Defendant was charged with unlawfully taking a vehicle (Veh. Code, § 10851, subd. (a)) and possession of counterfeit currency. (Pen. Code, § 476.)*fn2 It was also alleged he had served four prior prison terms (§ 667.5, subd. (b)) and had one prior strike conviction. (§§ 1192.7, subd. (c), 1170.12, 667, subds. (b)-(i).)
The day before the matter was set for jury trial, defendant made a Marsden*fn3 motion. The court denied the motion finding there was no basis to find defense counsel's representation inadequate or incompetent. Defendant then made a Faretta*fn4 motion and made clear he would need at least a one-month continuance. The court denied the motion, finding it untimely.

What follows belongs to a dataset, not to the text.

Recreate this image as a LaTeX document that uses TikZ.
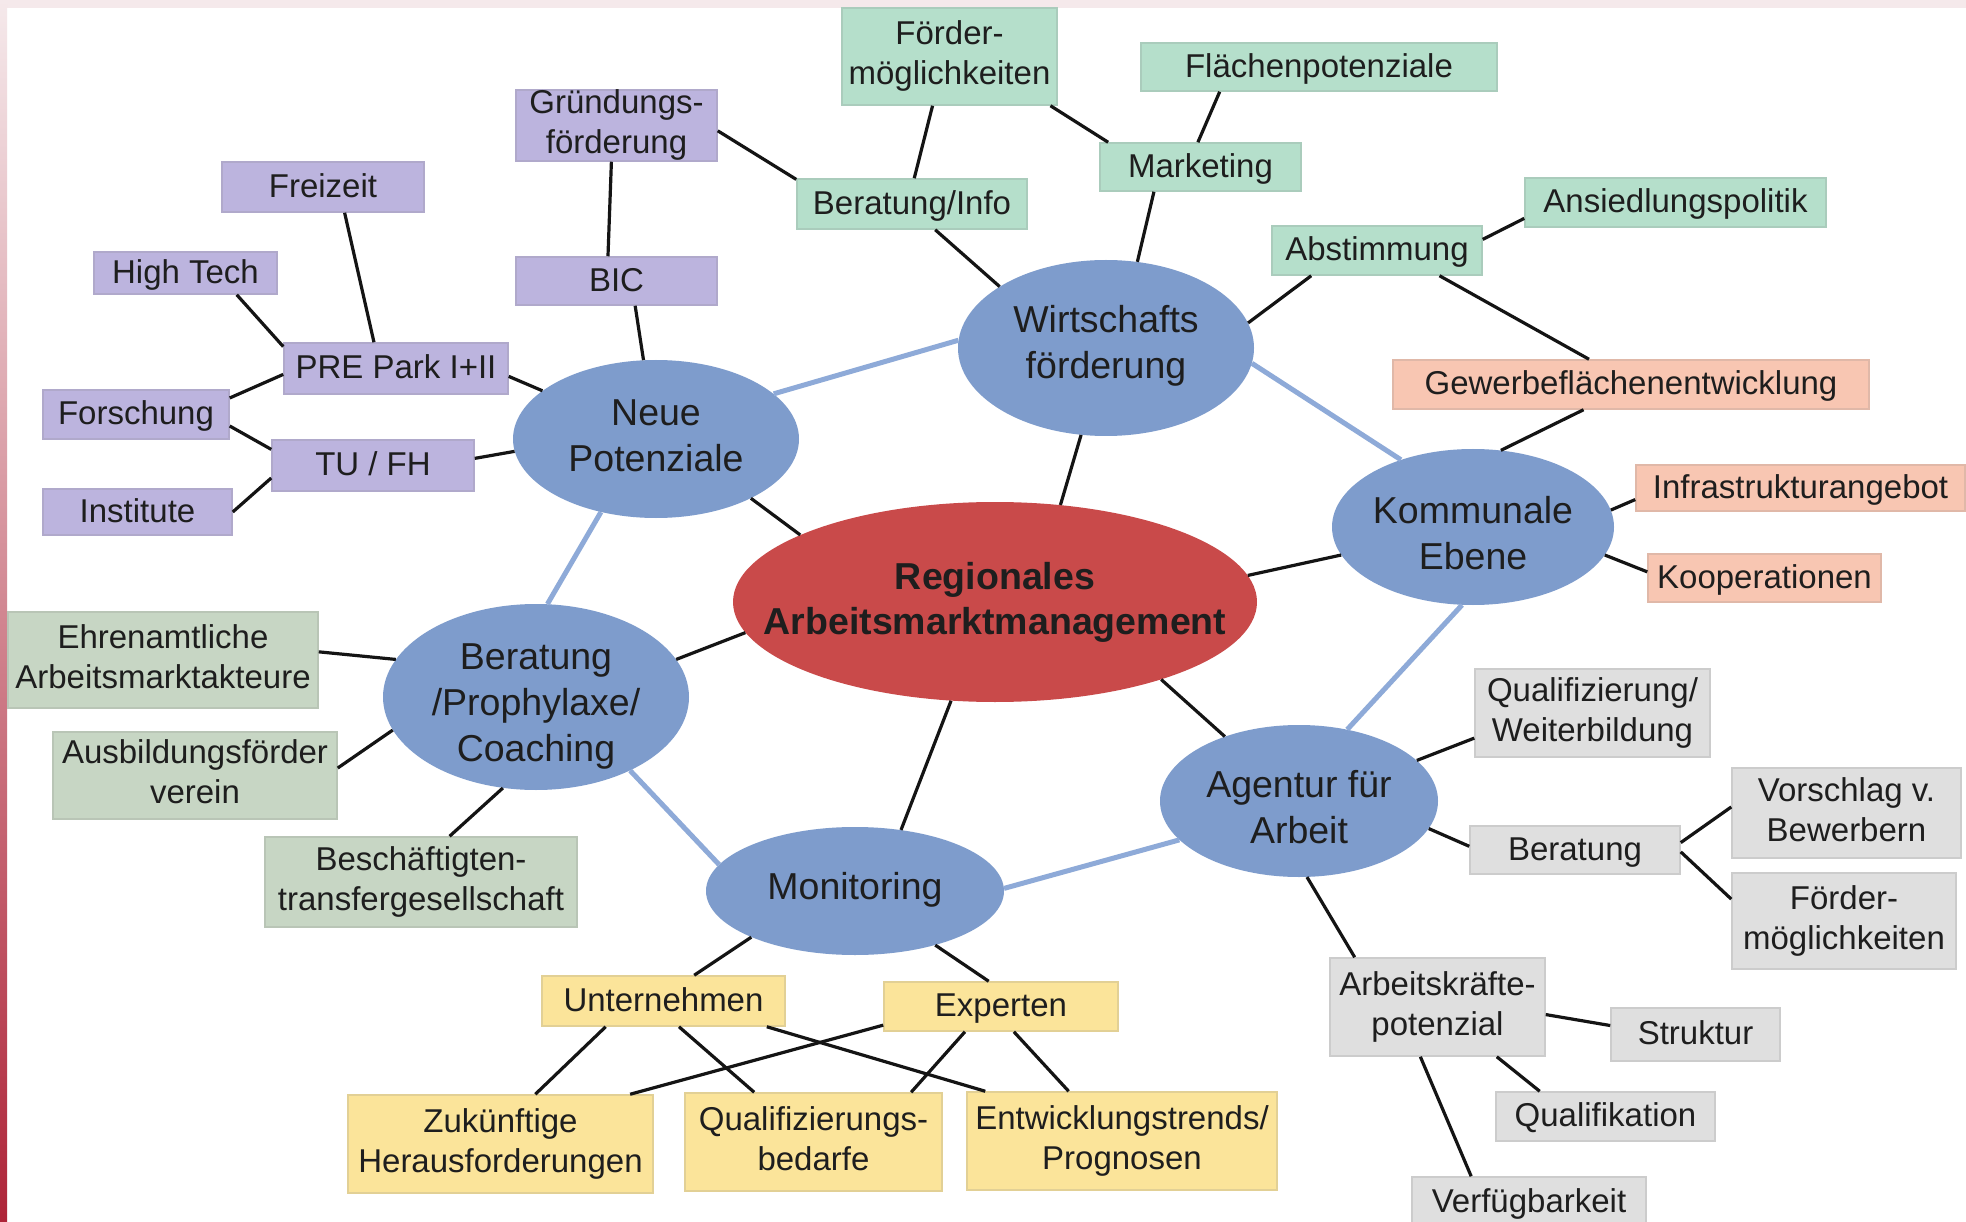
\documentclass[tikz,border=0pt]{standalone}
\usepackage{fontspec}
\setmainfont{Liberation Sans}
\usetikzlibrary{shapes.geometric}
\definecolor{cpurple}{HTML}{BCB4DE}
\definecolor{cmint}{HTML}{B5DFCB}
\definecolor{csalmon}{HTML}{F8C6B2}
\definecolor{cgray}{HTML}{DFDFDF}
\definecolor{csage}{HTML}{C7D6C4}
\definecolor{cyellow}{HTML}{FBE49A}
\definecolor{cblue}{HTML}{7E9CCC}
\definecolor{cred}{HTML}{C94A4A}
\definecolor{clink}{HTML}{8EAAD8}
\definecolor{ctext}{HTML}{1E1E1E}
\definecolor{stripA}{HTML}{F5E9EB}
\definecolor{stripB}{HTML}{AE2438}
\newcommand\boxfnt{\fontsize{33}{40}\selectfont}
\newcommand\ellfnt{\fontsize{37.5}{46}\selectfont}
\newcommand\titlefnt{\fontsize{37.5}{45}\selectfont\bfseries}
\newcommand\mystrut{\rule[-0.212em]{0pt}{1.117em}}
\newcommand\onestrut{\rule[-0.28em]{0pt}{1.13em}}
\tikzset{
  box/.style={rectangle, line width=1.5pt, inner sep=0pt, align=center, font=\boxfnt, text=ctext,
    execute at begin node=\mystrut, execute at end node=\mystrut},
  one/.style={execute at begin node=\onestrut, execute at end node=\onestrut},
  pbox/.style={box, fill=cpurple, draw=cpurple!80!gray},
  mbox/.style={box, fill=cmint, draw=cmint!80!gray},
  sbox/.style={box, fill=csalmon, draw=csalmon!80!gray},
  gbox/.style={box, fill=cgray, draw=cgray!80!gray},
  vbox/.style={box, fill=csage, draw=csage!80!gray},
  ybox/.style={box, fill=cyellow, draw=cyellow!80!gray},
  ell/.style={ellipse, fill=cblue, draw=none, inner sep=0pt},
  lbl/.style={align=center, font=\ellfnt, text=ctext, inner sep=0pt,
    execute at begin node=\mystrut, execute at end node=\mystrut},
  conn/.style={line width=3.2pt, draw=black!92},
  blink/.style={line width=5pt, draw=clink},
}
\begin{document}
\begin{tikzpicture}[x=1pt,y=-1pt]
\useasboundingbox (0,0) rectangle (1966,1222);
\clip (0,0) rectangle (1966,1222);
\fill[white] (0,0) rectangle (1966,1222);
\fill[stripA] (0,0) rectangle (1966,8);
\shade[top color=stripA, bottom color=stripB] (0,0) rectangle (7,1222);

% ellipses
\node[ell, minimum width=296pt, minimum height=176pt, label={[lbl, yshift=2pt]center:{Wirtschafts\\förderung}}] (wirt) at (1106,348) {};
\node[ell, minimum width=286pt, minimum height=158pt, label={[lbl, yshift=-1pt]center:{Neue\\Potenziale}}] (neue) at (656,439) {};
\node[ell, fill=cred, minimum width=524pt, minimum height=200pt, label={[lbl, font=\titlefnt]center:{Regionales\\Arbeitsmarktmanagement}}] (regio) at (995,602) {};
\node[ell, minimum width=282pt, minimum height=156pt, label={[lbl, yshift=-10pt]center:{Kommunale\\Ebene}}] (komm) at (1473,527) {};
\node[ell, minimum width=306pt, minimum height=186pt, label={[lbl, yshift=-10pt]center:{Beratung\\/Prophylaxe/\\Coaching}}] (berat) at (536,697) {};
\node[ell, minimum width=298pt, minimum height=128pt, label={[lbl, yshift=4pt]center:{Monitoring}}] (monit) at (855,891) {};
\node[ell, minimum width=278pt, minimum height=152pt, label={[lbl, yshift=-10pt]center:{Agentur für\\Arbeit}}] (agentur) at (1299,801) {};

% purple
\node[pbox, minimum width=201pt, minimum height=71pt] (grund) at (616.5,125.5) {Gründungs-\\förderung};
\node[pbox, one, minimum width=202pt, minimum height=50pt] (freizeit) at (323,187) {Freizeit};
\node[pbox, one, minimum width=183pt, minimum height=42pt] (hightech) at (185.5,273) {High Tech};
\node[pbox, one, minimum width=201pt, minimum height=48pt] (bic) at (616.5,281) {BIC};
\node[pbox, one, minimum width=224pt, minimum height=51pt] (prepark) at (396,368.5) {PRE Park I+II};
\node[pbox, one, minimum width=186pt, minimum height=49pt] (forschung) at (136,414.5) {Forschung};
\node[pbox, one, minimum width=202pt, minimum height=51pt] (tufh) at (373,465.5) {TU / FH};
\node[pbox, one, minimum width=189pt, minimum height=46pt] (institute) at (137.5,512) {Institute};

% mint
\node[mbox, minimum width=215pt, minimum height=97pt] (foerderA) at (949.5,56.5) {Förder-\\möglichkeiten};
\node[mbox, one, minimum width=356pt, minimum height=48pt] (flaechen) at (1319,67) {Flächenpotenziale};
\node[mbox, one, minimum width=201pt, minimum height=48pt] (marketing) at (1200.5,167) {Marketing};
\node[mbox, one, minimum width=230pt, minimum height=50pt] (berinfo) at (912,204) {Beratung/Info};
\node[mbox, one, minimum width=210pt, minimum height=49pt] (abstimmung) at (1377,250.5) {Abstimmung};
\node[mbox, one, minimum width=301pt, minimum height=49pt] (ansiedlung) at (1675.5,202.5) {Ansiedlungspolitik};

% salmon
\node[sbox, one, minimum width=476pt, minimum height=49pt] (gewerbe) at (1631,384.5) {Gewerbeflächenentwicklung};
\node[sbox, one, minimum width=329pt, minimum height=46pt] (infra) at (1800.5,488) {Infrastrukturangebot};
\node[sbox, one, minimum width=233pt, minimum height=48pt] (koop) at (1764.5,578) {Kooperationen};

% gray
\node[gbox, minimum width=235pt, minimum height=88pt] (qualweiter) at (1592.5,713) {Qualifizierung/\\Weiterbildung};
\node[gbox, one, minimum width=210pt, minimum height=48pt] (beratungB) at (1575,850) {Beratung};
\node[gbox, minimum width=229pt, minimum height=90pt] (vorschlag) at (1846.5,813) {Vorschlag v.\\Bewerbern};
\node[gbox, minimum width=224pt, minimum height=96pt] (foerderB) at (1844,921) {Förder-\\möglichkeiten};
\node[gbox, minimum width=215pt, minimum height=98pt] (arbeitskr) at (1437.5,1007) {Arbeitskräfte-\\potenzial};
\node[gbox, one, minimum width=169pt, minimum height=53pt] (struktur) at (1695.5,1034.5) {Struktur};
\node[gbox, one, minimum width=219pt, minimum height=49pt] (qualifik) at (1605.5,1116.5) {Qualifikation};
\node[gbox, one, minimum width=234pt, minimum height=50pt] (verfueg) at (1529,1202) {Verfügbarkeit};

% sage
\node[vbox, minimum width=310pt, minimum height=96pt] (ehrenamt) at (163,660) {Ehrenamtliche\\Arbeitsmarktakteure};
\node[vbox, minimum width=284pt, minimum height=87pt] (ausbildung) at (195,775.5) {Ausbildungsförder\\verein};
\node[vbox, minimum width=312pt, minimum height=90pt] (beschaeft) at (421,882) {Beschäftigten-\\transfergesellschaft};

% yellow
\node[ybox, one, minimum width=243pt, minimum height=50pt] (unternehmen) at (663.5,1001) {Unternehmen};
\node[ybox, one, minimum width=234pt, minimum height=49pt] (experten) at (1001,1006.5) {Experten};
\node[ybox, minimum width=305pt, minimum height=98pt] (zukunft) at (500.5,1144) {Zukünftige\\Herausforderungen};
\node[ybox, minimum width=257pt, minimum height=98pt] (qualbedarf) at (813.5,1142) {Qualifizierungs-\\bedarfe};
\node[ybox, minimum width=310pt, minimum height=98pt] (entwick) at (1122,1141) {Entwicklungstrends/\\Prognosen};

% black connectors
\draw[conn] (grund.-98.8) -- (bic.109.5);
\draw[conn] (bic.-53.9) -- (neue.99.9);
\draw[conn] (grund.-3.7) -- (berinfo.168);
\draw[conn] (foerderA.-109.8) -- (berinfo.85.4);
\draw[conn] (foerderA.-26.2) -- (marketing.165.1);
\draw[conn] (flaechen.-166.4) -- (marketing.96);
\draw[conn] (berinfo.-48.7) -- (wirt.150.8);
\draw[conn] (marketing.-152.7) -- (wirt.70);
\draw[conn] (abstimmung.-159.3) -- (wirt.10.8);
\draw[conn] (abstimmung.6.8) -- (ansiedlung.-174.1);
\draw[conn] (abstimmung.-22.5) -- (gewerbe.149.7);
\draw[conn] (gewerbe.-152) -- (komm.70.9);
\draw[conn] (komm.7.5) -- (infra.-176.9);
\draw[conn] (komm.-12.4) -- (koop.177.1);
\draw[conn] (komm.-168.6) -- (regio.6.5);
\draw[conn] (wirt.-106) -- (regio.56.9);
\draw[conn] (neue.-32.5) -- (regio.161.8);
\draw[conn] (prepark.-4.3) -- (neue.157.9);
\draw[conn] (tufh.4.2) -- (neue.-175.1);
\draw[conn] (hightech.-23.4) -- (prepark.169.1);
\draw[conn] (freizeit.-50) -- (prepark.130.8);
\draw[conn] (forschung.10.7) -- (prepark.-177.2);
\draw[conn] (forschung.-7) -- (tufh.171.8);
\draw[conn] (institute.0) -- (tufh.-173.6);
\draw[conn] (ehrenamt.3.7) -- (berat.165.9);
\draw[conn] (ausbildung.3) -- (berat.-167.4);
\draw[conn] (beschaeft.58.1) -- (berat.-110.5);
\draw[conn] (berat.15.7) -- (regio.-173.5);
\draw[conn] (monit.53.4) -- (regio.-114.2);
\draw[conn] (agentur.139.8) -- (regio.-25.3);
\draw[conn] (agentur.19.5) -- (qualweiter.-168.6);
\draw[conn] (agentur.-12.8) -- (beratungB.178.4);
\draw[conn] (beratungB.4.3) -- (vorschlag.177);
\draw[conn] (beratungB.-1.6) -- (foerderB.169.4);
\draw[conn] (agentur.-84) -- (arbeitskr.149.7);
\draw[conn] (arbeitskr.-4.8) -- (struktur.174.9);
\draw[conn] (arbeitskr.-40.4) -- (qualifik.159.8);
\draw[conn] (arbeitskr.-109.7) -- (verfueg.156.7);
\draw[conn] (monit.-156.7) -- (unternehmen.40.1);
\draw[conn] (monit.-34) -- (experten.116.1);
\draw[conn] (unternehmen.-156.9) -- (zukunft.55.6);
\draw[conn] (unternehmen.-59.9) -- (qualbedarf.140.5);
\draw[conn] (unternehmen.-14.8) -- (entwick.160.2);
\draw[conn] (experten.-171.5) -- (zukunft.21.5);
\draw[conn] (experten.-145.8) -- (qualbedarf.27.9);
\draw[conn] (experten.-63.9) -- (entwick.137.2);

% blue links
\draw[blink] (neue.21.7) -- (wirt.177.3);
\draw[blink] (wirt.-6.1) -- (komm.137.4);
\draw[blink] (komm.-98.5) -- (agentur.56.7);
\draw[blink] (agentur.-162.3) -- (monit.1.1);
\draw[blink] (monit.169.4) -- (berat.-38.1);
\draw[blink] (berat.83.3) -- (neue.-127.3);
\end{tikzpicture}
\end{document}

Following a jury trial, defendant was found guilty of vehicle theft, but not guilty of possession of counterfeit currency. In bifurcated proceedings, defendant admitted the four prison term and strike allegations. The court denied defendant's motion to reduce his felony vehicle theft to a misdemeanor pursuant to section 17, subdivision (b), and to strike his prior strike pursuant to People v. Superior Court (Romero) (1996) 13 Cal.4th 497. Defendant was sentenced to an aggregate term of eight years in state prison, consisting of a midterm of two years for his vehicle theft conviction, doubled due to his admitted prior strike, consecutive to four additional years, cobbled from one year each for his four prior prison terms. He was awarded 251 days of actual time and 124 days of good time credits under section 4019, for a total of 375 days of credit.*fn5
Appointed counsel set forth the facts of the case and requested this court to review the record and determine whether there are any arguable issues on appeal. (Wende, supra, 25 Cal.3d 436.) Defendant was advised by counsel of the right to file a supplemental brief within 30 days of the date of filing of the opening brief. More than 30 days have elapsed, and we have received no communication from defendant. Having undertaken an examination of the entire record, we find no arguable error that would result in a disposition more favorable to defendant.
The judgment is affirmed.
We concur: BUTZ , J. MURRAY , J.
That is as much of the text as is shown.